Each issue, a different professional shares their expert advice and gives information to help you support your child. This time Jon, a disability employment adviser, shares his thoughts.

Man with lanyard

What does your job involve?

I work with people claiming different benefits, with employers and with training providers. The main part of my role is to help people with disabilities or health conditions to get all the support they need to move into training or employment.

Recently, I helped a deaf lady attend an Interview Skills and Confidence Building course. I contacted the provider and discussed her needs with them, and they agreed to do one-to-one sessions with a British Sign Language (BSL) interpreter to support.

What are the most common questions you hear from deaf young people?

What support is there? How can I access this support? Will people know to face me when talking to me? Can I get a BSL interpreter to come with me to an interview?
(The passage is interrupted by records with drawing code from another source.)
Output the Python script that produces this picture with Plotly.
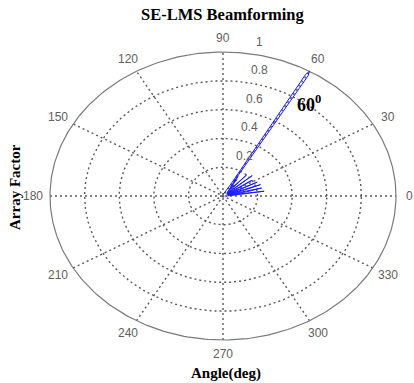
import numpy as np
import plotly.graph_objects as go

# ---- data ----
theta_deg = [0, 3, 6, 8, 10, 12, 14, 16, 18, 20, 22, 24, 26, 28, 30, 33, 36, 38, 40, 42, 44, 47, 49,
             51, 53, 55, 56, 57, 58, 59, 59.5, 60, 60.5, 61, 62, 64, 70, 80, 90]
array_factor = [0.02, 0.04, 0.08, 0.24, 0.03, 0.14, 0.23, 0.04, 0.12, 0.23, 0.03, 0.10, 0.22, 0.03, 0.08,
                0.20, 0.03, 0.08, 0.22, 0.03, 0.06, 0.20, 0.04, 0.10, 0.06, 0.14, 0.08, 0.16, 0.12, 0.30,
                0.97, 1.0, 0.97, 0.10, 0.03, 0.02, 0.01, 0.01, 0.01]

title_text = "SE-LMS Beamforming"
x_label = "Angle(deg)"
y_label = "Array Factor"
annot_text = "60<sup>0</sup>"
annot_angle = 60
annot_r = 0.745

ring_values = [0.2, 0.4, 0.6, 0.8]
ring_labels = ["0.2", "0.4", "0.6", "0.8", "1"]
r_max = 1.0
spoke_angles = [0, 30, 60, 90, 120, 150]
angle_labels = [0, 30, 60, 90, 120, 150, 180, 210, 240, 270, 300, 330]

# ---- style ----
GRID = "#5a5a5a"
LABEL = "#606060"
BLUE = "#1a1aff"

fig = go.Figure()

def pol(r, th_deg):
    t = np.deg2rad(np.asarray(th_deg, dtype=float))
    r = np.asarray(r, dtype=float)
    return r * np.cos(t), r * np.sin(t)

circ = np.linspace(0, 360, 361)

# dotted rings
for rv in ring_values:
    x, y = pol(np.full_like(circ, rv), circ)
    fig.add_trace(go.Scatter(x=x, y=y, mode="lines", hoverinfo="skip",
                             line=dict(color=GRID, width=1.4, dash="2px,3px")))
# spokes
for a in spoke_angles:
    x, y = pol([-r_max, r_max], [a, a])
    fig.add_trace(go.Scatter(x=x, y=y, mode="lines", hoverinfo="skip",
                             line=dict(color=GRID, width=1.4, dash="2px,3px")))
# outer solid circle
x, y = pol(np.full_like(circ, r_max), circ)
fig.add_trace(go.Scatter(x=x, y=y, mode="lines", hoverinfo="skip",
                         line=dict(color="#7a7a7a", width=1.2)))

# data
x, y = pol(array_factor, theta_deg)
fig.add_trace(go.Scatter(x=x, y=y, mode="lines", line=dict(color=BLUE, width=1)))

annotations = []
# angle labels
for a in angle_labels:
    ax, ay = pol(1.1 * r_max, a)
    shift = -4 if a == 0 else 0
    annotations.append(dict(x=float(ax), y=float(ay), text=str(a), showarrow=False, xshift=shift,
                            font=dict(family="Liberation Sans", size=12, color=LABEL),
                            xanchor="center", yanchor="middle"))
# radial labels at 82 deg
for i, lab in enumerate(ring_labels):
    rv = (ring_values + [r_max])[i]
    ax, ay = pol(rv + 0.02, 82)
    annotations.append(dict(x=float(ax), y=float(ay), text=lab, showarrow=False,
                            font=dict(family="Liberation Sans", size=12, color=LABEL),
                            xanchor="left", yanchor="bottom", xshift=6))
# 60 deg annotation
ax, ay = pol(annot_r, annot_angle)
annotations.append(dict(x=float(ax), y=float(ay), text="<b>%s</b>" % annot_text, showarrow=False, xshift=22,
                        font=dict(family="Liberation Serif", size=18, color="black"),
                        xanchor="center", yanchor="middle"))
# title and axis labels
annotations.append(dict(x=0.537, y=1 - 15 / 383, xref="paper", yref="paper", text="<b>%s</b>" % title_text,
                        showarrow=False, font=dict(family="Liberation Serif", size=16.5, color="black"),
                        xanchor="center", yanchor="middle"))
annotations.append(dict(x=0.546, y=1 - 373 / 383, xref="paper", yref="paper", text="<b>%s</b>" % x_label,
                        showarrow=False, font=dict(family="Liberation Serif", size=15, color="black"),
                        xanchor="center", yanchor="middle"))
annotations.append(dict(x=15 / 414, y=1 - 187 / 383, xref="paper", yref="paper", text="<b>%s</b>" % y_label,
                        showarrow=False, textangle=-90,
                        font=dict(family="Liberation Serif", size=15, color="black"),
                        xanchor="center", yanchor="middle"))

# layout: unit circle maps to an ellipse as in the reference
cx, cy, rx, ry = 223.0, 196.0, 173.0, 144.0
W, H = 414, 383
fig.update_layout(
    width=W, height=H, margin=dict(l=0, r=0, t=0, b=0),
    paper_bgcolor="white", plot_bgcolor="white", showlegend=False,
    xaxis=dict(range=[-cx / rx, (W - cx) / rx], visible=False, fixedrange=True),
    yaxis=dict(range=[-(H - cy) / ry, cy / ry], visible=False, fixedrange=True),
    annotations=annotations,
)
fig.write_html("out.html")
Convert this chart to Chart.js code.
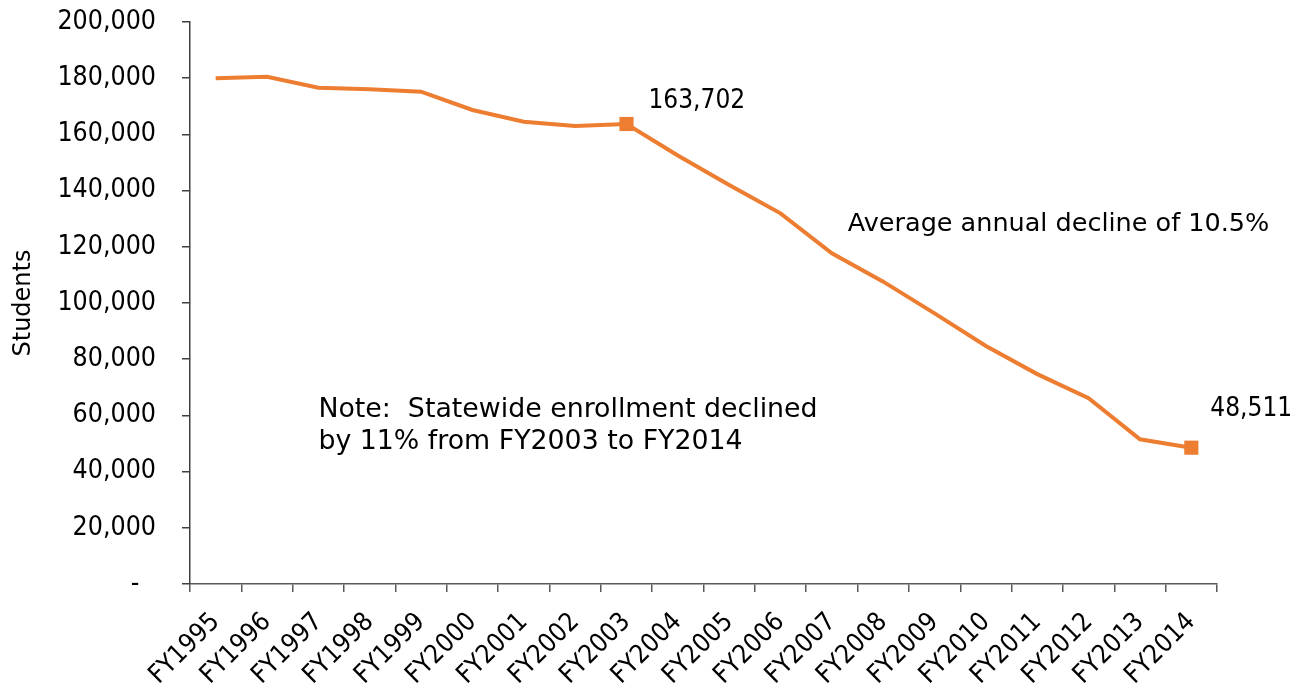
<!DOCTYPE html>
<html><head><meta charset="utf-8">
<script src="https://cdn.jsdelivr.net/npm/chart.js@4.4.0/dist/chart.umd.min.js"></script>
<style>html,body{margin:0;padding:0;background:#fff;}#wrap{width:1300px;height:687px;position:relative;}</style>
</head><body><div id="wrap"><canvas id="c"></canvas></div>
<script>
const categories = ['FY1995','FY1996','FY1997','FY1998','FY1999','FY2000','FY2001','FY2002','FY2003','FY2004','FY2005','FY2006','FY2007','FY2008','FY2009','FY2010','FY2011','FY2012','FY2013','FY2014'];
const students = [180000,180500,176600,176100,175200,168700,164500,163000,163702,152500,142000,131900,117700,107600,96300,84700,74700,66100,51500,48511];
const yMin = 0, yMax = 200000, yStep = 20000;
const markedYears = ['FY2003','FY2014'];
const noteLines = ['Note:  Statewide enrollment declined','by 11% from FY2003 to FY2014'];
const declineText = 'Average annual decline of 10.5%';

const FONT = "'DejaVu Sans Condensed','DejaVu Sans',sans-serif";
const TFONT = "'DejaVu Sans',sans-serif";
const ORANGE = '#ED7D31';
const fmt = v => v.toLocaleString('en-US');

const annot = {
  id: 'annot',
  afterDatasetsDraw(chart) {
    const {ctx, scales: {x, y}} = chart;
    const meta = chart.getDatasetMeta(0);
    ctx.save();
    ctx.fillStyle = '#000';
    ctx.textBaseline = 'middle';
    ctx.textAlign = 'left';
    ctx.font = '26px ' + FONT;
    const offsets = {FY2003: [22, -23], FY2014: [19, -38]};
    markedYears.forEach(yr => {
      const i = categories.indexOf(yr);
      const p = meta.data[i];
      ctx.fillText(fmt(students[i]), p.x + offsets[yr][0], p.y + offsets[yr][1]);
    });
    ctx.font = '25.5px ' + TFONT;
    ctx.fillText(declineText, x.getPixelForValue(12.31), y.getPixelForValue(128100));
    ctx.font = '26.8px ' + TFONT;
    ctx.fillText(noteLines[0], x.getPixelForValue(2), y.getPixelForValue(62000));
    ctx.fillText(noteLines[1], x.getPixelForValue(2), y.getPixelForValue(50500));
    ctx.restore();
  }
};

new Chart(document.getElementById('c'), {
  type: 'line',
  data: {
    labels: categories,
    datasets: [{
      data: students,
      borderColor: ORANGE,
      backgroundColor: ORANGE,
      borderWidth: 4,
      tension: 0,
      pointStyle: 'rect',
      pointRadius: categories.map(c => markedYears.includes(c) ? 10 : 0),
      pointHoverRadius: categories.map(c => markedYears.includes(c) ? 10 : 0),
      pointBorderWidth: 0
    }]
  },
  options: {
    responsive: true,
    maintainAspectRatio: false,
    animation: false,
    events: [],
    layout: {padding: {top: 22, right: 83, left: 0, bottom: 0}},
    plugins: {legend: {display: false}, tooltip: {enabled: false}},
    scales: {
      x: {
        offset: true,
        grid: {offset: true, drawOnChartArea: false, drawTicks: true, tickLength: 8, color: '#595959', lineWidth: 1.5},
        border: {display: true, color: '#595959', width: 1.5},
        ticks: {autoSkip: false, minRotation: 45, maxRotation: 45, padding: 15, color: '#000', font: {family: FONT, size: 26}},
        afterFit: s => { s.height = 103; s.paddingTop = 0; s.paddingBottom = 0; }
      },
      y: {
        min: yMin, max: yMax,
        ticks: {stepSize: yStep, padding: 26, color: '#000', font: {family: FONT, size: 26.5},
          callback: v => v === 0 ? '-\u2002\u2009' : fmt(v)},
        grid: {drawOnChartArea: false, drawTicks: true, tickLength: 8, color: '#404040', lineWidth: 1.5},
        border: {display: true, color: '#404040', width: 1.5},
        title: {display: true, text: 'Students', color: '#000', font: {family: TFONT, size: 24}, padding: {top: 9, bottom: 0}},
        afterFit: s => { s.width = 190; s.paddingTop = 0; s.paddingBottom = 0; }
      }
    }
  },
  plugins: [annot]
});
</script></body></html>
Or they might say, “I don’t want to keep telling everyone I’m deaf all the time.”

My advice would be – never be afraid to ask questions. We’re always more than happy to listen, give advice and help find answers for you.

What difficulties can some deaf young people face in getting jobs?

A lot of young deaf people I speak with aren’t aware of all the support that’s available to them when looking for work and once they’re in work. If you speak openly and honestly to your work coach and to us, we’ll do our best to help you get this job and overcome any barriers.

Deaf young people may have concerns that their employer won’t be deaf aware. What is your advice on this?

We can help by giving information on Disability Confident employers who have made a commitment to recruit and retain disabled people and those with health conditions. Also, if you raise your concerns with us, then we can contact the potential employer.

What are your top tips for deaf young people who are job hunting?

Research the Access to Work scheme, which can help with specialist equipment and support. Make sure your CV is individual to you and tailor it to the role. Research the company and practise interview skills with friends.

Finally, have self-belief – remember your worth and that you can do this!

What’s the best and most challenging part of your job?

The best part of my job is helping people gain confidence and self-belief, and witnessing the change in them once they’ve achieved their goal. I would say the most challenging part of my role is meeting people who’ve lost all belief in themselves and their abilities.

Thankfully, I’m able to help them and ultimately give them the confidence and support to transform their lives for the better.